■ Given problem:
Your task is to copy the listing exactly, with the pictures left out.
========================================
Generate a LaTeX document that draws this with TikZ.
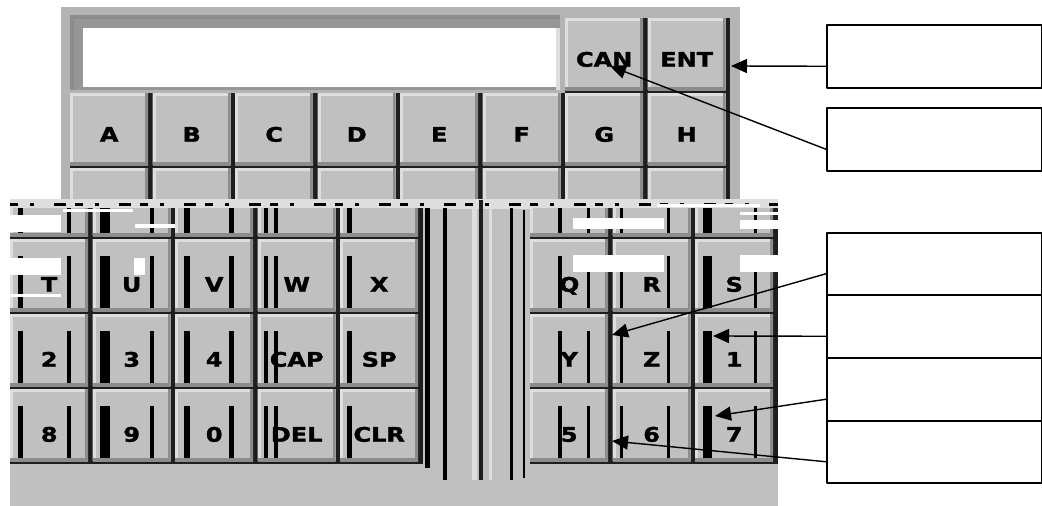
\documentclass[tikz,border=0pt]{standalone}
\usepackage{fontspec}
\newfontfamily\keyfont{DejaVu Sans}[FakeStretch=1.2, FakeBold=1.6]
\usetikzlibrary{math, calc, arrows.meta, positioning}

\definecolor{panelgray}{RGB}{180,180,180}
\definecolor{keygray}{RGB}{192,192,192}
\definecolor{keylight}{RGB}{222,222,222}
\definecolor{keydark}{RGB}{140,140,140}
\definecolor{sepblack}{RGB}{30,30,30}
\definecolor{lcdframe}{RGB}{150,150,150}

\begin{document}
\begin{tikzpicture}[
	% unidades: 1 px de la captura, eje y hacia abajo
	x = 1pt, y = -1pt,
	line join = round,
	% 	a. tecla con relieve
	keycap/.style = {
		rectangle, anchor = north west,
		fill = keygray, inner sep = 0pt,
		minimum width = 78pt, minimum height = 72pt,
		font = \keyfont\bfseries\fontsize{20}{20}\selectfont,
		text height = 25pt, text depth = 0pt,
		path picture = {
			\draw[keylight, line width = 6pt]
				(path picture bounding box.south west)
				|- (path picture bounding box.north east);
			\draw[keydark, line width = 6pt]
				(path picture bounding box.south west)
				-| (path picture bounding box.north east);
		}
	},
	%	b. tecla del bloque inferior (texto mas bajo)
	lowkey/.style = {keycap, text height = 33pt},
	%	c. ranura negra entre teclas
	keyslot/.style = {fill = sepblack},
	%	d. restos de la captura
	glitch/.style = {fill = black},
	hole/.style = {fill = white},
	%	e. recuadros y flechas
	notebox/.style = {
		rectangle, anchor = north west, draw, line width = 1.5pt,
		minimum width = 215pt, minimum height = 63pt
	},
	calloutarrow/.style = {
		line width = 1.4pt,
		arrows = -{Triangle[length = 16pt, width = 14pt]}
	},
]

	% margenes del dibujo
	\useasboundingbox (0,0) rectangle (1042,506);

	% definicion de las variables
	\tikzmath{
		\paso = 82.5; % paso horizontal de las teclas
		\fila = 75;   % paso vertical de las teclas
	}

	% fondos del teclado
	\fill[panelgray] (61,7) rectangle (740,200);
	\fill[keygray] (10,200) rectangle (778,506);

	% pantalla
	\fill[lcdframe] (70,15) rectangle (560,90);
	\fill[keydark] (70,15) rectangle (560,19);
	\fill[keydark] (70,15) rectangle (74,90);
	\fill[keylight] (556,28) rectangle (560,90);
	\node[rectangle, anchor = north west, fill = white, inner sep = 0pt,
		minimum width = 473pt, minimum height = 59pt] (lcd) at (83,28) {};

	% teclas CAN y ENT
	\foreach \lbl [count = \i from 0] in {CAN, ENT} {
		\fill[keyslot] (565+\paso*\i, 18) rectangle ++(\paso, \fila);
		\node[keycap] (k\lbl) at (565+\paso*\i, 18) {\lbl};
	}

	% fila A-H
	\foreach \lbl [count = \i from 0] in {A,B,C,D,E,F,G,H} {
		\fill[keyslot] (70+\paso*\i, 93) rectangle ++(\paso, \fila);
		\node[keycap] (k\lbl) at (70+\paso*\i, 93) {\lbl};
	}

	% fila I-P (cortada)
	\begin{scope}
		\clip (61,93) rectangle (740,200);
		\foreach \lbl [count = \i from 0] in {I,J,K,L,M,N,O,P} {
			\fill[keyslot] (70+\paso*\i, 168) rectangle ++(\paso, \fila);
			\node[keycap] (k\lbl) at (70+\paso*\i, 168) {};
		}
	\end{scope}

	% franja defectuosa
	\fill[keylight] (10,199) rectangle (778,209);
	\draw[line width = 3pt,
		dash pattern = on 8pt off 12pt on 4pt off 20pt on 12pt off 9pt]
		(10,204) -- (778,204);

	% bloque inferior izquierdo
	\begin{scope}
		\clip (10,208) rectangle (424,506);
		\foreach \c in {0,...,4} {
			\fill[keyslot] (10+\paso*\c, 164) rectangle ++(\paso, \fila);
			\node[lowkey] (lo0\c) at (10+\paso*\c, 164) {};
		}
		\foreach \top/\row [count = \r] in
			{239/{T,U,V,W,X}, 314/{2,3,4,CAP,SP}, 389/{8,9,0,DEL,CLR}} {
			\foreach \lbl [count = \c from 0] in \row {
				\fill[keyslot] (10+\paso*\c, \top) rectangle ++(\paso, \fila);
				\node[lowkey] (lo\r\c) at (10+\paso*\c, \top) {\lbl};
			}
		}
		\foreach \top in {164, 239, 314, 389} {
			\foreach \bx/\bw in {18/5, 67/4, 100/10, 150/4, 184/6,
				229/5, 264/4, 274/4, 347/5} {
				\fill[glitch] (\bx, \top+17) rectangle ++(\bw, 52);
			}
		}
	\end{scope}

	% bloque inferior derecho
	\begin{scope}
		\clip (526,208) rectangle (778,506);
		\foreach \c in {0,...,2} {
			\fill[keyslot] (530+\paso*\c, 164) rectangle ++(\paso, \fila);
			\node[lowkey] (ri0\c) at (530+\paso*\c, 164) {};
		}
		\foreach \top/\row [count = \r] in
			{239/{Q,R,S}, 314/{Y,Z,1}, 389/{5,6,7}} {
			\foreach \lbl [count = \c from 0] in \row {
				\fill[keyslot] (530+\paso*\c, \top) rectangle ++(\paso, \fila);
				\node[lowkey] (ri\r\c) at (530+\paso*\c, \top) {\lbl};
			}
		}
		\foreach \top in {164, 239, 314, 389} {
			\foreach \bx/\bw in {558/4, 587/3, 620/3, 667/3, 703/9, 754/3} {
				\fill[glitch] (\bx, \top+17) rectangle ++(\bw, 52);
			}
		}
	\end{scope}

	% lineas del centro
	\fill[glitch] (425,208) rectangle (430,468);
	\fill[glitch] (443,208) rectangle (447,480);
	\fill[keylight] (472,208) rectangle (477,480);
	\fill[sepblack] (479,200) rectangle (483,480);
	\fill[keylight] (489,208) rectangle (492,480);
	\fill[glitch] (510,208) rectangle (513,480);
	\fill[glitch] (523,210) rectangle (525,478);

	% huecos blancos
	\foreach \ax/\ay/\bx/\by in {10/215/61/232, 10/258/61/275, 10/294/61/297,
		63/209/133/212, 135/224/175/228, 134/258/145/275,
		573/218/664/229, 740/212/778/215, 740/220/778/229,
		657/204/760/207, 573/255/664/272, 740/255/778/272} {
		\fill[hole] (\ax,\ay) rectangle (\bx,\by);
	}

	% recuadros de texto
	\node[notebox] (note1) at (826,24) {};
	\node[notebox] (note2) at (826,107) {};
	\node[notebox, minimum height = 62pt] (note3) at (826,232) {};
	\node[notebox] (note4) at (826,294) {};
	\node[notebox] (note5) at (826,357) {};
	\node[notebox, minimum height = 62pt] (note6) at (826,420) {};

	% puntas de las flechas
	\coordinate (tipENT) at (731,66);
	\coordinate (tipCAN) at (610,66);
	\coordinate (tipY) at (612,335);
	\coordinate (tipOne) at (713,336);
	\coordinate (tipSeven) at (715,416);
	\coordinate (tipFive) at (612,441);

	% flechas
	\foreach \n/\tip in {1/tipENT, 2/tipCAN, 3/tipY,
		4/tipOne, 5/tipSeven, 6/tipFive} {
		\draw[calloutarrow] ($(note\n.west)+(0,10)$) -- (\tip);
	}

\end{tikzpicture}
\end{document}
========================================
■ Finished task:
Generate a LaTeX document that draws this with TikZ.
\documentclass[tikz,border=0pt]{standalone}
\usepackage{fontspec}
\newfontfamily\keyfont{DejaVu Sans}[FakeStretch=1.2, FakeBold=1.6]
\usetikzlibrary{math, calc, arrows.meta, positioning}

\definecolor{panelgray}{RGB}{180,180,180}
\definecolor{keygray}{RGB}{192,192,192}
\definecolor{keylight}{RGB}{222,222,222}
\definecolor{keydark}{RGB}{140,140,140}
\definecolor{sepblack}{RGB}{30,30,30}
\definecolor{lcdframe}{RGB}{150,150,150}

\begin{document}
\begin{tikzpicture}[
	% unidades: 1 px de la captura, eje y hacia abajo
	x = 1pt, y = -1pt,
	line join = round,
	% 	a. tecla con relieve
	keycap/.style = {
		rectangle, anchor = north west,
		fill = keygray, inner sep = 0pt,
		minimum width = 78pt, minimum height = 72pt,
		font = \keyfont\bfseries\fontsize{20}{20}\selectfont,
		text height = 25pt, text depth = 0pt,
		path picture = {
			\draw[keylight, line width = 6pt]
				(path picture bounding box.south west)
				|- (path picture bounding box.north east);
			\draw[keydark, line width = 6pt]
				(path picture bounding box.south west)
				-| (path picture bounding box.north east);
		}
	},
	%	b. tecla del bloque inferior (texto mas bajo)
	lowkey/.style = {keycap, text height = 33pt},
	%	c. ranura negra entre teclas
	keyslot/.style = {fill = sepblack},
	%	d. restos de la captura
	glitch/.style = {fill = black},
	hole/.style = {fill = white},
	%	e. recuadros y flechas
	notebox/.style = {
		rectangle, anchor = north west, draw, line width = 1.5pt,
		minimum width = 215pt, minimum height = 63pt
	},
	calloutarrow/.style = {
		line width = 1.4pt,
		arrows = -{Triangle[length = 16pt, width = 14pt]}
	},
]

	% margenes del dibujo
	\useasboundingbox (0,0) rectangle (1042,506);

	% definicion de las variables
	\tikzmath{
		\paso = 82.5; % paso horizontal de las teclas
		\fila = 75;   % paso vertical de las teclas
	}

	% fondos del teclado
	\fill[panelgray] (61,7) rectangle (740,200);
	\fill[keygray] (10,200) rectangle (778,506);

	% pantalla
	\fill[lcdframe] (70,15) rectangle (560,90);
	\fill[keydark] (70,15) rectangle (560,19);
	\fill[keydark] (70,15) rectangle (74,90);
	\fill[keylight] (556,28) rectangle (560,90);
	\node[rectangle, anchor = north west, fill = white, inner sep = 0pt,
		minimum width = 473pt, minimum height = 59pt] (lcd) at (83,28) {};

	% teclas CAN y ENT
	\foreach \lbl [count = \i from 0] in {CAN, ENT} {
		\fill[keyslot] (565+\paso*\i, 18) rectangle ++(\paso, \fila);
		\node[keycap] (k\lbl) at (565+\paso*\i, 18) {\lbl};
	}

	% fila A-H
	\foreach \lbl [count = \i from 0] in {A,B,C,D,E,F,G,H} {
		\fill[keyslot] (70+\paso*\i, 93) rectangle ++(\paso, \fila);
		\node[keycap] (k\lbl) at (70+\paso*\i, 93) {\lbl};
	}

	% fila I-P (cortada)
	\begin{scope}
		\clip (61,93) rectangle (740,200);
		\foreach \lbl [count = \i from 0] in {I,J,K,L,M,N,O,P} {
			\fill[keyslot] (70+\paso*\i, 168) rectangle ++(\paso, \fila);
			\node[keycap] (k\lbl) at (70+\paso*\i, 168) {};
		}
	\end{scope}

	% franja defectuosa
	\fill[keylight] (10,199) rectangle (778,209);
	\draw[line width = 3pt,
		dash pattern = on 8pt off 12pt on 4pt off 20pt on 12pt off 9pt]
		(10,204) -- (778,204);

	% bloque inferior izquierdo
	\begin{scope}
		\clip (10,208) rectangle (424,506);
		\foreach \c in {0,...,4} {
			\fill[keyslot] (10+\paso*\c, 164) rectangle ++(\paso, \fila);
			\node[lowkey] (lo0\c) at (10+\paso*\c, 164) {};
		}
		\foreach \top/\row [count = \r] in
			{239/{T,U,V,W,X}, 314/{2,3,4,CAP,SP}, 389/{8,9,0,DEL,CLR}} {
			\foreach \lbl [count = \c from 0] in \row {
				\fill[keyslot] (10+\paso*\c, \top) rectangle ++(\paso, \fila);
				\node[lowkey] (lo\r\c) at (10+\paso*\c, \top) {\lbl};
			}
		}
		\foreach \top in {164, 239, 314, 389} {
			\foreach \bx/\bw in {18/5, 67/4, 100/10, 150/4, 184/6,
				229/5, 264/4, 274/4, 347/5} {
				\fill[glitch] (\bx, \top+17) rectangle ++(\bw, 52);
			}
		}
	\end{scope}

	% bloque inferior derecho
	\begin{scope}
		\clip (526,208) rectangle (778,506);
		\foreach \c in {0,...,2} {
			\fill[keyslot] (530+\paso*\c, 164) rectangle ++(\paso, \fila);
			\node[lowkey] (ri0\c) at (530+\paso*\c, 164) {};
		}
		\foreach \top/\row [count = \r] in
			{239/{Q,R,S}, 314/{Y,Z,1}, 389/{5,6,7}} {
			\foreach \lbl [count = \c from 0] in \row {
				\fill[keyslot] (530+\paso*\c, \top) rectangle ++(\paso, \fila);
				\node[lowkey] (ri\r\c) at (530+\paso*\c, \top) {\lbl};
			}
		}
		\foreach \top in {164, 239, 314, 389} {
			\foreach \bx/\bw in {558/4, 587/3, 620/3, 667/3, 703/9, 754/3} {
				\fill[glitch] (\bx, \top+17) rectangle ++(\bw, 52);
			}
		}
	\end{scope}

	% lineas del centro
	\fill[glitch] (425,208) rectangle (430,468);
	\fill[glitch] (443,208) rectangle (447,480);
	\fill[keylight] (472,208) rectangle (477,480);
	\fill[sepblack] (479,200) rectangle (483,480);
	\fill[keylight] (489,208) rectangle (492,480);
	\fill[glitch] (510,208) rectangle (513,480);
	\fill[glitch] (523,210) rectangle (525,478);

	% huecos blancos
	\foreach \ax/\ay/\bx/\by in {10/215/61/232, 10/258/61/275, 10/294/61/297,
		63/209/133/212, 135/224/175/228, 134/258/145/275,
		573/218/664/229, 740/212/778/215, 740/220/778/229,
		657/204/760/207, 573/255/664/272, 740/255/778/272} {
		\fill[hole] (\ax,\ay) rectangle (\bx,\by);
	}

	% recuadros de texto
	\node[notebox] (note1) at (826,24) {};
	\node[notebox] (note2) at (826,107) {};
	\node[notebox, minimum height = 62pt] (note3) at (826,232) {};
	\node[notebox] (note4) at (826,294) {};
	\node[notebox] (note5) at (826,357) {};
	\node[notebox, minimum height = 62pt] (note6) at (826,420) {};

	% puntas de las flechas
	\coordinate (tipENT) at (731,66);
	\coordinate (tipCAN) at (610,66);
	\coordinate (tipY) at (612,335);
	\coordinate (tipOne) at (713,336);
	\coordinate (tipSeven) at (715,416);
	\coordinate (tipFive) at (612,441);

	% flechas
	\foreach \n/\tip in {1/tipENT, 2/tipCAN, 3/tipY,
		4/tipOne, 5/tipSeven, 6/tipFive} {
		\draw[calloutarrow] ($(note\n.west)+(0,10)$) -- (\tip);
	}

\end{tikzpicture}
\end{document}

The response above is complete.